■ **WHAT IS NEEDED**
Pictures are excluded. Copy exactly, and only, the lines from the one containing "Emit a Python" through the one containing "0.210, 0.130, 0]", both ends included.

■ **RECORDS TO USE**
● ● ● ●

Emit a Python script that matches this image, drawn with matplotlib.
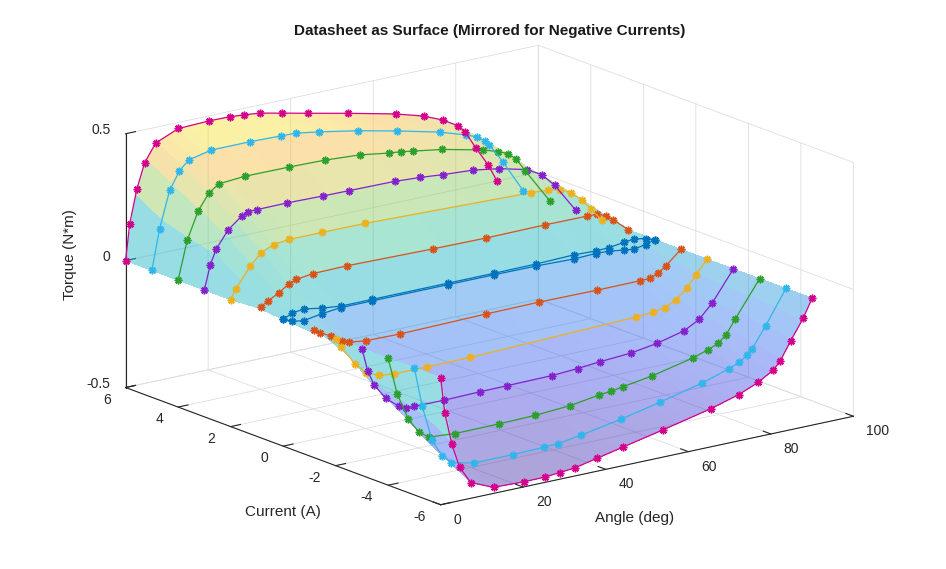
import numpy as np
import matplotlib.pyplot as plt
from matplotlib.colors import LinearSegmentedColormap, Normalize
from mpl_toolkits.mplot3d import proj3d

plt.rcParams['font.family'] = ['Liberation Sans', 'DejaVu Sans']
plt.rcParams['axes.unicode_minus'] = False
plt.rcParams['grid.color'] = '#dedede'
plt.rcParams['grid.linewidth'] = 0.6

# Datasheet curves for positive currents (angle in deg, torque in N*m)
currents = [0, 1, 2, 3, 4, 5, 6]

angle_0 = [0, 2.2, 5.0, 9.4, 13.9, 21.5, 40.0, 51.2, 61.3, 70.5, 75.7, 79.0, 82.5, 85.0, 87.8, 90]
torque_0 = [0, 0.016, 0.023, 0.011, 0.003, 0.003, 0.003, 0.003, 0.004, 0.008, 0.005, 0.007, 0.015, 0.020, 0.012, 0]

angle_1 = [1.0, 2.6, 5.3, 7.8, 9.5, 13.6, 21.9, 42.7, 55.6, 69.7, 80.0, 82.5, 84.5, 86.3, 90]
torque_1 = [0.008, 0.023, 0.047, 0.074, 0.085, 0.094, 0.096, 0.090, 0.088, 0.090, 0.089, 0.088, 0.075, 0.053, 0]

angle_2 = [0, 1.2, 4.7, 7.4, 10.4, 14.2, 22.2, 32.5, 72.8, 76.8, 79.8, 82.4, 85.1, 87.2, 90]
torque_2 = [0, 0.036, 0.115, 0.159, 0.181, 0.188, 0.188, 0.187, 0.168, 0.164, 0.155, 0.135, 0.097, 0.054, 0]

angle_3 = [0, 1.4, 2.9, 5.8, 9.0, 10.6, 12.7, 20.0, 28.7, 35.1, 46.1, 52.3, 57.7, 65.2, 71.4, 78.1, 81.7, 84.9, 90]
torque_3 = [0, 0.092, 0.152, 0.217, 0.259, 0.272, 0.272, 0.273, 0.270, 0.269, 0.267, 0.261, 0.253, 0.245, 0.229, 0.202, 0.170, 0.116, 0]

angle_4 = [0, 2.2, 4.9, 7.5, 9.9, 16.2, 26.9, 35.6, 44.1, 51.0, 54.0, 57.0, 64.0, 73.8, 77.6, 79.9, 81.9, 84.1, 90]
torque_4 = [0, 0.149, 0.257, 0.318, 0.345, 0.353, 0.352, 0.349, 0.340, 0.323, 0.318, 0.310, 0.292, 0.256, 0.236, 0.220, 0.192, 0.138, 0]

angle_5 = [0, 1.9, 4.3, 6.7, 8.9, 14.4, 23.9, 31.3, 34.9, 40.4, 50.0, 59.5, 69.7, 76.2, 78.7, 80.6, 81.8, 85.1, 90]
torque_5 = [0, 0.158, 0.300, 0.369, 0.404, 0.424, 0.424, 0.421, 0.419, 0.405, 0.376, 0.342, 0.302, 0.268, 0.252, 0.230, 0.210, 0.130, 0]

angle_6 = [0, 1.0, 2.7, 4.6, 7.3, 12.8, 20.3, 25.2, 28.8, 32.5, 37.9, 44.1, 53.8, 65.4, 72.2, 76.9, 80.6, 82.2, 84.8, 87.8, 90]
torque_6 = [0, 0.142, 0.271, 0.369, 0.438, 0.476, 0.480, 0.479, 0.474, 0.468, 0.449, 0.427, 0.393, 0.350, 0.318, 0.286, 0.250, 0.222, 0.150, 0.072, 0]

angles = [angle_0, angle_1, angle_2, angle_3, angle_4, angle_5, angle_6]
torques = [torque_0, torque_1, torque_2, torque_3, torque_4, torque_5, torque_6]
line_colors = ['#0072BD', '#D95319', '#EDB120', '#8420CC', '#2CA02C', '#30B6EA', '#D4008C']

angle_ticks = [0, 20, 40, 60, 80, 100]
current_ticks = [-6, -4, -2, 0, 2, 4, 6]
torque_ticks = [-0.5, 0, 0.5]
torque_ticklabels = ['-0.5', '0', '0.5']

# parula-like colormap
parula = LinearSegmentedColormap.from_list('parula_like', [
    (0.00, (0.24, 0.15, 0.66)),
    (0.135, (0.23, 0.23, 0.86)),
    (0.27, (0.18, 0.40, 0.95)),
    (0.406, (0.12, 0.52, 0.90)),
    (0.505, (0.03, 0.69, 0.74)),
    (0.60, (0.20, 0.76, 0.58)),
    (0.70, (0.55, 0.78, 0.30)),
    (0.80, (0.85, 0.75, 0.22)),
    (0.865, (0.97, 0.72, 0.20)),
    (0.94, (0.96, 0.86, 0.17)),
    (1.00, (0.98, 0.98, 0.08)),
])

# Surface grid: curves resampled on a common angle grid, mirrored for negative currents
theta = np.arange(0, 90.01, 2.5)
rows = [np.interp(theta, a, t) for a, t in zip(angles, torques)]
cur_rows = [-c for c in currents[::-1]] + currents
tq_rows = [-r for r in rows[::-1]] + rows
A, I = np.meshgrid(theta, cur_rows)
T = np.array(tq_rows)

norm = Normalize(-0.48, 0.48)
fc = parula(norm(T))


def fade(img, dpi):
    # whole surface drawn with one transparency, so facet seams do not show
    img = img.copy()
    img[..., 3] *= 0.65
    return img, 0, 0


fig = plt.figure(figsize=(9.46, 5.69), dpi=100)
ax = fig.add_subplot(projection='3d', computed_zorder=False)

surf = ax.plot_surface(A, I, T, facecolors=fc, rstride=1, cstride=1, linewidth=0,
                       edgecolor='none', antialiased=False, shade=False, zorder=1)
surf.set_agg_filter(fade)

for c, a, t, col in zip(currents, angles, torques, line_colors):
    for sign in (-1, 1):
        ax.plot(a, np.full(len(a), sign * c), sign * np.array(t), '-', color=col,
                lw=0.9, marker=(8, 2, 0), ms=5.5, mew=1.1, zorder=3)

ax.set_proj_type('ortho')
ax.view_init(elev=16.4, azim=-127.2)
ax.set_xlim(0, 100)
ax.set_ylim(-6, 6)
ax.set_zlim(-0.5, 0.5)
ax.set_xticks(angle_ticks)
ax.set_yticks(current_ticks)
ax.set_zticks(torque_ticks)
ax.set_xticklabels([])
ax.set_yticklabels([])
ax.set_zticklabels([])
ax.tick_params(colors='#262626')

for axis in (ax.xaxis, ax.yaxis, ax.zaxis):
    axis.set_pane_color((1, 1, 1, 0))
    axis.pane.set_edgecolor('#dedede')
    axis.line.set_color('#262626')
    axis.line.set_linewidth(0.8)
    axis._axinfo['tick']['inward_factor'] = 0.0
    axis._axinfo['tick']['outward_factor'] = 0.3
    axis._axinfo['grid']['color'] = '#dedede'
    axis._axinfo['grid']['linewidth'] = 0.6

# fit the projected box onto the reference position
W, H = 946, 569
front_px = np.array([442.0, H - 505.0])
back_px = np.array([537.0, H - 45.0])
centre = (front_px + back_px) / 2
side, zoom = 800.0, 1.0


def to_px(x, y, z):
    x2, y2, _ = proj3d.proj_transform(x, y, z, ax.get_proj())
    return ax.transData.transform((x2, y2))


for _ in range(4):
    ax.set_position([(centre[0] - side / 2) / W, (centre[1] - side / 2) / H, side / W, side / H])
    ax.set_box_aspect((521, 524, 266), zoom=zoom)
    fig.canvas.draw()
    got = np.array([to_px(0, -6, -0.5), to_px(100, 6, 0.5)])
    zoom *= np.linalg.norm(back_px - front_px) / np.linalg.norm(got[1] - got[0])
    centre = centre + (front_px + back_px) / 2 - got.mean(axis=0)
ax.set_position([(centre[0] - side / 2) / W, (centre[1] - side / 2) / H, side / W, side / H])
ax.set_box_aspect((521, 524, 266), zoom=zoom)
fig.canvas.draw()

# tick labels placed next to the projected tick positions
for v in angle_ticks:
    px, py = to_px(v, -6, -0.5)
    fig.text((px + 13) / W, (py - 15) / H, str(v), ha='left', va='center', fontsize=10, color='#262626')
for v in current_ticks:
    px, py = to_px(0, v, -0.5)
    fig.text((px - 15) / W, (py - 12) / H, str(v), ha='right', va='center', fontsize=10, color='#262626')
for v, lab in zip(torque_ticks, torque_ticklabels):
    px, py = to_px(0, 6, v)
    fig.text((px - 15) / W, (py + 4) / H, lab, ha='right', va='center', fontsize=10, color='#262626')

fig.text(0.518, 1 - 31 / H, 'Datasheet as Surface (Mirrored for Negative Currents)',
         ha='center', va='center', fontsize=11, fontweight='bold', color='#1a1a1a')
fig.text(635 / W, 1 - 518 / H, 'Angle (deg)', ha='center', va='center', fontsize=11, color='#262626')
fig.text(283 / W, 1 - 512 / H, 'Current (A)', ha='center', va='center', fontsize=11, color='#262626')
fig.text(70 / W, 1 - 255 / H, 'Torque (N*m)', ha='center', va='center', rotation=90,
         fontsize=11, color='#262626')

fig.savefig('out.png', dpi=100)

● ● ● ●

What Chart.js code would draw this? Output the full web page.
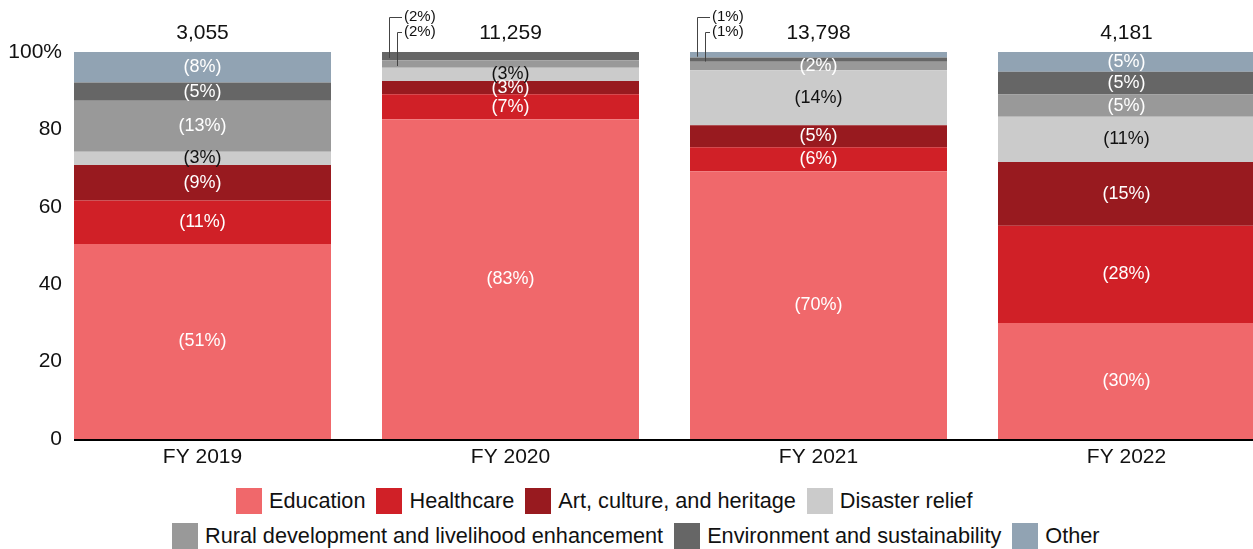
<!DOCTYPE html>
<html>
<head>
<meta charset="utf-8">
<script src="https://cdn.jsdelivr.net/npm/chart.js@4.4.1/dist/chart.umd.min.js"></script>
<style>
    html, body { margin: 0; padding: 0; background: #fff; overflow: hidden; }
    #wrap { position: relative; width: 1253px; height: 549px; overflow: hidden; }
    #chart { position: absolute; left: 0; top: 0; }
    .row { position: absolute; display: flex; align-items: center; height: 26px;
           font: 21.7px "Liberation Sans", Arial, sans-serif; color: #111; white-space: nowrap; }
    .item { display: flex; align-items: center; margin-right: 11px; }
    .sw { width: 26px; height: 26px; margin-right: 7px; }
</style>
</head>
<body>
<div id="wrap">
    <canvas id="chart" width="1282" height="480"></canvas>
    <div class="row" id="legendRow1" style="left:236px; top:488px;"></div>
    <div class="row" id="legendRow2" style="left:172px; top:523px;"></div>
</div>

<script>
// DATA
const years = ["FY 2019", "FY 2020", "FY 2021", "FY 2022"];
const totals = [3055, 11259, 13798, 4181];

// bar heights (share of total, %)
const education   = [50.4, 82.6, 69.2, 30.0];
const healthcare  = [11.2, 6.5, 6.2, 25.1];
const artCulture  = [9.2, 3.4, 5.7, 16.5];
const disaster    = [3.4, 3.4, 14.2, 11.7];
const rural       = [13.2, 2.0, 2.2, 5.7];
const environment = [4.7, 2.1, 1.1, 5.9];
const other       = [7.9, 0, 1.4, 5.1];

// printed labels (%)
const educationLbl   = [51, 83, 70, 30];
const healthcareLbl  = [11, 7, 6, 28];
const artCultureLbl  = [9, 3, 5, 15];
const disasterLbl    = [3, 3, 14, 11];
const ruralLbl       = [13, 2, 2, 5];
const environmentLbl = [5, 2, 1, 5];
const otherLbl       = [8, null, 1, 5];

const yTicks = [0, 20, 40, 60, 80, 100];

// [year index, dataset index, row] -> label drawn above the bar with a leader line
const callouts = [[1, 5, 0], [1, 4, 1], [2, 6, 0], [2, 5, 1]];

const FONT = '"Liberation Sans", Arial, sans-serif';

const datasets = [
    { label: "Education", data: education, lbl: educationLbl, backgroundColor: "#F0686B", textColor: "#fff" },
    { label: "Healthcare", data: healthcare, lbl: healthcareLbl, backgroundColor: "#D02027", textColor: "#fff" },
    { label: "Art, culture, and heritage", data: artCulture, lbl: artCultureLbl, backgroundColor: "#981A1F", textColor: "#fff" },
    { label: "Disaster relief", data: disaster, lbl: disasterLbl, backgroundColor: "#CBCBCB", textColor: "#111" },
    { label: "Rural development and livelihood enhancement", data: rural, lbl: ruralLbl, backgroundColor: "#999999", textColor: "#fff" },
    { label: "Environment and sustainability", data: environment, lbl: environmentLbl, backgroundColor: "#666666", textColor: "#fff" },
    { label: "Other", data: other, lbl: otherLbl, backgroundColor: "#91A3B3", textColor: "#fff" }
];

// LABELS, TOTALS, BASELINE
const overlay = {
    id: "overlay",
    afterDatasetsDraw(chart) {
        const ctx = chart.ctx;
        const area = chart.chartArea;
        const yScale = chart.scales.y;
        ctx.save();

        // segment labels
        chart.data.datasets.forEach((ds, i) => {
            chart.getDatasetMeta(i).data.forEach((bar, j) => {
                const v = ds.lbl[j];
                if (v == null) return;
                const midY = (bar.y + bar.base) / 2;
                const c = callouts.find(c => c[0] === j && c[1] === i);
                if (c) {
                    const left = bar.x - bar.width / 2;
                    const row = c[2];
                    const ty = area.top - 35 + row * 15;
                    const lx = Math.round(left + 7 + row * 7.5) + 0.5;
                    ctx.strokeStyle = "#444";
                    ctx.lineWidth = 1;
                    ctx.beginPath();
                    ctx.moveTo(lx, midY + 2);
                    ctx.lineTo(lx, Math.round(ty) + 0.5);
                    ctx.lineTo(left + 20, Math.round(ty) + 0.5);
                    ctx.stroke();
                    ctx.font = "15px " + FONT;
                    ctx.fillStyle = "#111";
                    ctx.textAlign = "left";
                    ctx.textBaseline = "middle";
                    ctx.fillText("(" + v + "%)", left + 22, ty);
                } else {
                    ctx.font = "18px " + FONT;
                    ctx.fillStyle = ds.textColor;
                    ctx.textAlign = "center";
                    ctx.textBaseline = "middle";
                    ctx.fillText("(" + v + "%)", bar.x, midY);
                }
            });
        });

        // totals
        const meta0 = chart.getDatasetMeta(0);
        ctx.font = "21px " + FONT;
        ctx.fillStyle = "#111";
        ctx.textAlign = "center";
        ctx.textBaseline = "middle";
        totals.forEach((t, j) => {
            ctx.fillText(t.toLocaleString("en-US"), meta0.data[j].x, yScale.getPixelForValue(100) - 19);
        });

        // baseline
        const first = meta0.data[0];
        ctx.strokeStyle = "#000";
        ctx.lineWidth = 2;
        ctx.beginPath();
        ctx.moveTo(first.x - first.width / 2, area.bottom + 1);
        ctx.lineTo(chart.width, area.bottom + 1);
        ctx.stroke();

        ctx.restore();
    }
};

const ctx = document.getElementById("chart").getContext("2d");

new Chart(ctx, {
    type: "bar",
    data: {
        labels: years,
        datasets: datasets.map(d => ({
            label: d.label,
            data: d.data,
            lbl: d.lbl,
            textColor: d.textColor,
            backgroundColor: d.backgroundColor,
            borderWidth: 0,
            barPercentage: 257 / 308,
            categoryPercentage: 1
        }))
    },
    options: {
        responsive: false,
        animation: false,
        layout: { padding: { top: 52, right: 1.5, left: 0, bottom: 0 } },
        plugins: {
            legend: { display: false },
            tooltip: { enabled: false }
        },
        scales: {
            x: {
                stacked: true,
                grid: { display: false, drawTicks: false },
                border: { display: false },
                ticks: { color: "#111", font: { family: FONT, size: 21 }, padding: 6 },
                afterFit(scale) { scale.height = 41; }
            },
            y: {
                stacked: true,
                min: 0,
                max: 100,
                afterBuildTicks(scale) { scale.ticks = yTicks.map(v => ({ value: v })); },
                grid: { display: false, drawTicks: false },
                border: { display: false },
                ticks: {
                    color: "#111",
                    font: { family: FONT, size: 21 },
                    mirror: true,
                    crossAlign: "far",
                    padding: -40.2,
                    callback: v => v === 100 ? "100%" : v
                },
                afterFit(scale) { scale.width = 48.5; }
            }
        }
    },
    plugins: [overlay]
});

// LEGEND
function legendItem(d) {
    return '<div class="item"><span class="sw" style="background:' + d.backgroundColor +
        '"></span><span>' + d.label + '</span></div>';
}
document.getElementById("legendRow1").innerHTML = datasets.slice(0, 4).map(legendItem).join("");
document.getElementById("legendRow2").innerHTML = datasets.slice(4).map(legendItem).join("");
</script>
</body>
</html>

● ● ● ●

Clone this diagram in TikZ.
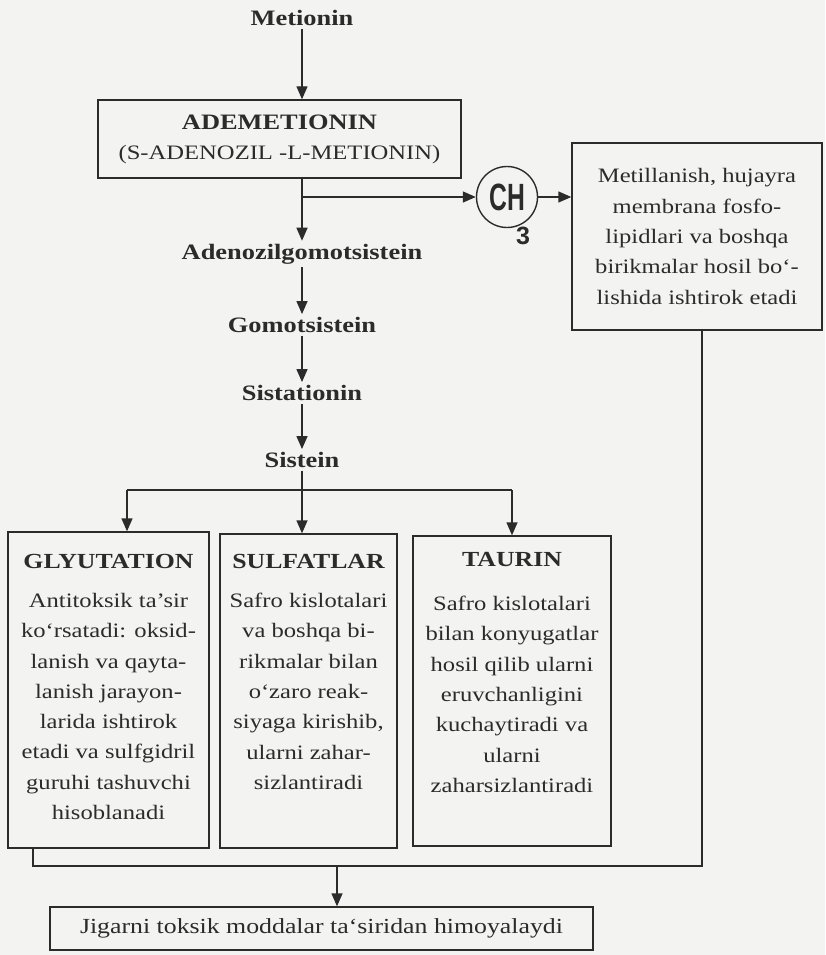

● ● ● ●

■ **ANSWER TO THE PROBLEM**
Emit a Python script that matches this image, drawn with matplotlib.
import numpy as np
import matplotlib.pyplot as plt
from matplotlib.colors import LinearSegmentedColormap, Normalize
from mpl_toolkits.mplot3d import proj3d

plt.rcParams['font.family'] = ['Liberation Sans', 'DejaVu Sans']
plt.rcParams['axes.unicode_minus'] = False
plt.rcParams['grid.color'] = '#dedede'
plt.rcParams['grid.linewidth'] = 0.6

# Datasheet curves for positive currents (angle in deg, torque in N*m)
currents = [0, 1, 2, 3, 4, 5, 6]

angle_0 = [0, 2.2, 5.0, 9.4, 13.9, 21.5, 40.0, 51.2, 61.3, 70.5, 75.7, 79.0, 82.5, 85.0, 87.8, 90]
torque_0 = [0, 0.016, 0.023, 0.011, 0.003, 0.003, 0.003, 0.003, 0.004, 0.008, 0.005, 0.007, 0.015, 0.020, 0.012, 0]

angle_1 = [1.0, 2.6, 5.3, 7.8, 9.5, 13.6, 21.9, 42.7, 55.6, 69.7, 80.0, 82.5, 84.5, 86.3, 90]
torque_1 = [0.008, 0.023, 0.047, 0.074, 0.085, 0.094, 0.096, 0.090, 0.088, 0.090, 0.089, 0.088, 0.075, 0.053, 0]

angle_2 = [0, 1.2, 4.7, 7.4, 10.4, 14.2, 22.2, 32.5, 72.8, 76.8, 79.8, 82.4, 85.1, 87.2, 90]
torque_2 = [0, 0.036, 0.115, 0.159, 0.181, 0.188, 0.188, 0.187, 0.168, 0.164, 0.155, 0.135, 0.097, 0.054, 0]

angle_3 = [0, 1.4, 2.9, 5.8, 9.0, 10.6, 12.7, 20.0, 28.7, 35.1, 46.1, 52.3, 57.7, 65.2, 71.4, 78.1, 81.7, 84.9, 90]
torque_3 = [0, 0.092, 0.152, 0.217, 0.259, 0.272, 0.272, 0.273, 0.270, 0.269, 0.267, 0.261, 0.253, 0.245, 0.229, 0.202, 0.170, 0.116, 0]

angle_4 = [0, 2.2, 4.9, 7.5, 9.9, 16.2, 26.9, 35.6, 44.1, 51.0, 54.0, 57.0, 64.0, 73.8, 77.6, 79.9, 81.9, 84.1, 90]
torque_4 = [0, 0.149, 0.257, 0.318, 0.345, 0.353, 0.352, 0.349, 0.340, 0.323, 0.318, 0.310, 0.292, 0.256, 0.236, 0.220, 0.192, 0.138, 0]

angle_5 = [0, 1.9, 4.3, 6.7, 8.9, 14.4, 23.9, 31.3, 34.9, 40.4, 50.0, 59.5, 69.7, 76.2, 78.7, 80.6, 81.8, 85.1, 90]
torque_5 = [0, 0.158, 0.300, 0.369, 0.404, 0.424, 0.424, 0.421, 0.419, 0.405, 0.376, 0.342, 0.302, 0.268, 0.252, 0.230, 0.210, 0.130, 0]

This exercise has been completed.